- [Problem statement] Extract all data as written.

++++

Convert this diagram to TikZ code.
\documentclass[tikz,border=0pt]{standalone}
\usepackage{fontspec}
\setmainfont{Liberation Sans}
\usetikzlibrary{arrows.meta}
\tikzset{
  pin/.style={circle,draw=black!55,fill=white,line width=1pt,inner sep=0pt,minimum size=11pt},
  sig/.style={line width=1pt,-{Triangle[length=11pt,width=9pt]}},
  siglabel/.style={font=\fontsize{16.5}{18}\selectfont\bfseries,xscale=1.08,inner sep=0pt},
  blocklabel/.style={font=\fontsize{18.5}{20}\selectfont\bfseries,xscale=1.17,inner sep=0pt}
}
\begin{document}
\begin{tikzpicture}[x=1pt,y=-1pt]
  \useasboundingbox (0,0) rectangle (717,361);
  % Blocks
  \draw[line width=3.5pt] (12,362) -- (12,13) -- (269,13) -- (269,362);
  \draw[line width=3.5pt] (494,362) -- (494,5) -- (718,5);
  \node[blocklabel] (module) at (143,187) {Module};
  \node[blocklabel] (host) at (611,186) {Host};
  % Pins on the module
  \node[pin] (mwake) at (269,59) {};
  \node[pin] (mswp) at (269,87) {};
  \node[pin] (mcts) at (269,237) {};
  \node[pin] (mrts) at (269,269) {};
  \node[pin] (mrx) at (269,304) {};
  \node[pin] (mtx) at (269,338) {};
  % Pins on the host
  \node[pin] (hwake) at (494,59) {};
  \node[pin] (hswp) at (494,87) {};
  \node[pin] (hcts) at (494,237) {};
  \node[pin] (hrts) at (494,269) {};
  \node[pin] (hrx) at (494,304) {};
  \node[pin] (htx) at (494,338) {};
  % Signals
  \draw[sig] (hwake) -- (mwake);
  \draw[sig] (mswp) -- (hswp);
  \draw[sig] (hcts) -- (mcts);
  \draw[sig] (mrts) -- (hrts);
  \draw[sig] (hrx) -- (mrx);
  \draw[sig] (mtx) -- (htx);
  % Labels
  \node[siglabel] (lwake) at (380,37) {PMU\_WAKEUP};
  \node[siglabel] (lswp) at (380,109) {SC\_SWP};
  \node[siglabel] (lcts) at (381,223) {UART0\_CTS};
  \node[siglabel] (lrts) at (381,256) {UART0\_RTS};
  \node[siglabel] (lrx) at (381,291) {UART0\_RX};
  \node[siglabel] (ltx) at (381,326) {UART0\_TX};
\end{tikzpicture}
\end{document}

++++

- [Result for this exercise]
Convert this diagram to TikZ code.
\documentclass[tikz,border=0pt]{standalone}
\usepackage{fontspec}
\setmainfont{Liberation Sans}
\usetikzlibrary{arrows.meta}
\tikzset{
  pin/.style={circle,draw=black!55,fill=white,line width=1pt,inner sep=0pt,minimum size=11pt},
  sig/.style={line width=1pt,-{Triangle[length=11pt,width=9pt]}},
  siglabel/.style={font=\fontsize{16.5}{18}\selectfont\bfseries,xscale=1.08,inner sep=0pt},
  blocklabel/.style={font=\fontsize{18.5}{20}\selectfont\bfseries,xscale=1.17,inner sep=0pt}
}
\begin{document}
\begin{tikzpicture}[x=1pt,y=-1pt]
  \useasboundingbox (0,0) rectangle (717,361);
  % Blocks
  \draw[line width=3.5pt] (12,362) -- (12,13) -- (269,13) -- (269,362);
  \draw[line width=3.5pt] (494,362) -- (494,5) -- (718,5);
  \node[blocklabel] (module) at (143,187) {Module};
  \node[blocklabel] (host) at (611,186) {Host};
  % Pins on the module
  \node[pin] (mwake) at (269,59) {};
  \node[pin] (mswp) at (269,87) {};
  \node[pin] (mcts) at (269,237) {};
  \node[pin] (mrts) at (269,269) {};
  \node[pin] (mrx) at (269,304) {};
  \node[pin] (mtx) at (269,338) {};
  % Pins on the host
  \node[pin] (hwake) at (494,59) {};
  \node[pin] (hswp) at (494,87) {};
  \node[pin] (hcts) at (494,237) {};
  \node[pin] (hrts) at (494,269) {};
  \node[pin] (hrx) at (494,304) {};
  \node[pin] (htx) at (494,338) {};
  % Signals
  \draw[sig] (hwake) -- (mwake);
  \draw[sig] (mswp) -- (hswp);
  \draw[sig] (hcts) -- (mcts);
  \draw[sig] (mrts) -- (hrts);
  \draw[sig] (hrx) -- (mrx);
  \draw[sig] (mtx) -- (htx);
  % Labels
  \node[siglabel] (lwake) at (380,37) {PMU\_WAKEUP};
  \node[siglabel] (lswp) at (380,109) {SC\_SWP};
  \node[siglabel] (lcts) at (381,223) {UART0\_CTS};
  \node[siglabel] (lrts) at (381,256) {UART0\_RTS};
  \node[siglabel] (lrx) at (381,291) {UART0\_RX};
  \node[siglabel] (ltx) at (381,326) {UART0\_TX};
\end{tikzpicture}
\end{document}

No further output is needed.